E l’aggravarsi della crisi umanitaria: 23 milioni di persone (60 per cento della popolazione) soffre di insufficienza alimentare, il 95 per cento è sotto la soglia di povertà. In poche parole, come ricordato nell’ultimo rapporto dell’International Crisis Group: le vittime di questa fase rischiano di essere superiori a quelle del conflitto in sé.
La strada scelta finora dalle cancellerie è la più facile. Salvarsi la coscienza con qualche aiuto umanitario, che non implica rischi politici, soprattutto in ambito domestico: chi vorrebbe essere accusato di aiutare i Talebani? Così, il Dipartimento del Tesoro degli Usa ha adottato delle «licenze», valide solo per l’ambito umanitario, rispetto alle sanzioni in vigore. Il 22 dicembre lo stesso ha fatto il Consiglio di sicurezza delle Nazioni Unite.
Mentre la Banca mondiale ha reso disponibile una parte del miliardo e mezzo di dollari dell’Afghanistan Reconstruction Trust Fund, limitandone l’uso al settore sanitario e alimentare. E l’Onu fa sapere che l’appello-richiesta fondi per il 2022 sarà il più ingente della storia: 4,5 miliardi di dollari.

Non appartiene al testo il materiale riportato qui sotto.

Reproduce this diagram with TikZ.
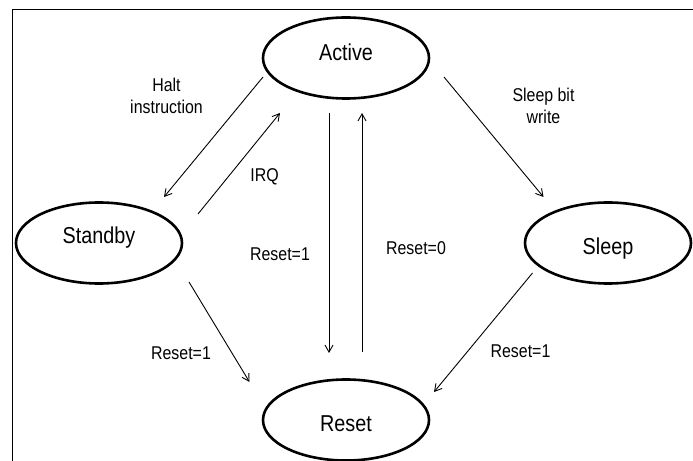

La strada scelta è però insufficiente. L’aiuto umanitario non libera l’economia afghana dallo strangolamento finanziario voluto dai governi occidentali. E non li svincola dalla responsabilità di compiere scelte politiche difficili ma necessarie, a partire da una domanda: è più importante salvare la popolazione afghana o colpire il regime dei Talebani?